Politizar la muerte
La discrepancia del minuto de silencio y los excesos a la memoria de Barberá disparatan el aseo del duelo
La inmadurez de la política española no ha desaprovechado la oportunidad de manifestarse en el lecho del difunto. O de la difunta, pues la muerte de Rita Barberá en la habitación de un hotel madrileño ha servido de pretexto urgente a la vampirización del luto.
Lo demuestra la reacción en caliente de Alberto Fabra en el programa de Carlos Alsina, proclamando que la defunción de su colega iba a pesar en la conciencia de quienes la habían condenado en vida. Y lo prueba la “espantá” de Podemos, cuyo manual de actuación no parece establecer diferencias entre la educación y el oportunismo.
Cualquier ocasión se antoja propicia a hacer política. Y a justificarla con interpretaciones arbitrarias. Un minuto de silencio no implica un homenaje. Representa un gesto de sensibilidad y de pudor institucional, igual que estrechar la mano del Rey o tratar de santidad a un pontífice.
Es la razón por la que merece elogiarse la posición aséptica de Compromís. Su portavoz, Joan Baldoví, respetó el minuto de silencio y subordinó la animadversión política al respeto que implica la pérdida humana. Había muerto una senadora. Había un asiento vacío en el Senado.
Que era el exilio al que se había aferrado Rita Barberá, contrariada, como estaba, por el aislamiento a la que le había sometido su propio partido. Le suspendieron de militancia, la expusieron al escarnio político que exigían las fuerzas opositoras. Rita Barberá, antaño costalera de Mariano Rajoy en la opulenta fortaleza de Valencia, se había convertido en un estorbo.
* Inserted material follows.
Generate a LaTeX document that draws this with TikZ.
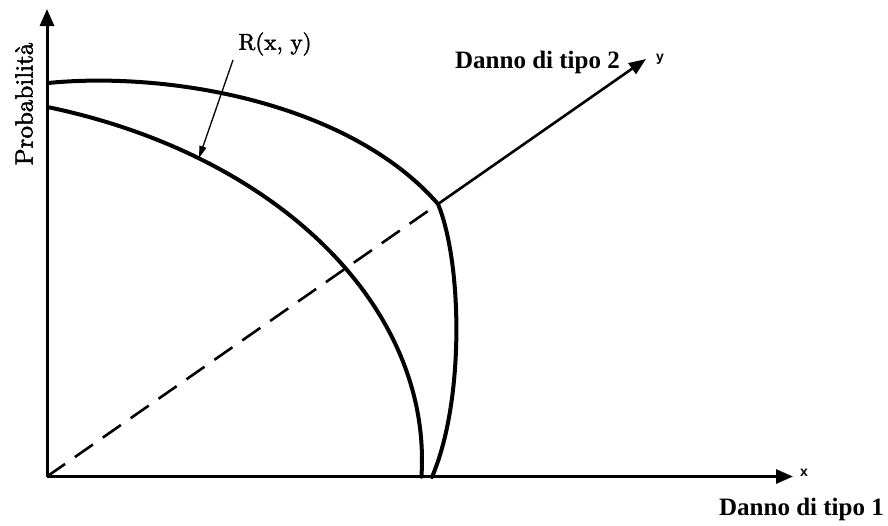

Se explica así que se ocuparan de sepultarla los cuatro vicesecretarios del PP, conjurados en la distancia generacional y en las disposiciones de Rajoy. El cesarismo del gran líder no tuvo piedad con Barberá. Había de sacrificarla y lo hizo, pero esta decisión estratégica no debe amalgamarse con los sentimientos en caliente, ni con los ajustes de cuentas póstumos. Hemos escuchado a García Margallo decir esta mañana que a Rita le traicionaron los suyos, más o menos como si la somatización de las felonías hubiera contribuido al desenlace del infarto.
Terminaremos escuchando —lo hizo Celia Villalobos en Espejo Público— que Rita Barberá no murio, la mataron.... Es un extremo del duelo. El otro extremo lo ha puesto Podemos, condenando a la exalcadesa por corrupción cuando ni siquiera ha comenzado a dirimirse su responsabilidad penal.
La opinión que pueda tenerse de Rita Barberá el 23 de noviembre es la misma que podría tenerse el 22. La noticia de la muerte obliga al duelo y al respeto, pero no exige ajustarse a ejercicios de sobreactuación. Ni para canonizarla ni para vengarse de ella negándole el derecho a un funeral. Que es lo que ha hecho Podemos con su retirada del hemiciclo.
Rita Barberá representa una época de la política bajo sospecha. Ocupaba una posición delicadísima en los escándalos de corrupción (Noos) y financiación irregular (Taula). Y había conocido tanto el tormento judicial como el acto de renegación al que la sometieron los suyos.
Deprimida, aislada. Así ha muerto Rita Barberá. Y puede que no resucite al tercer día ni al cuarto, pero seguro que los cuarenta años de dedicación a la política merecían el epitafio de un minuto de silencio.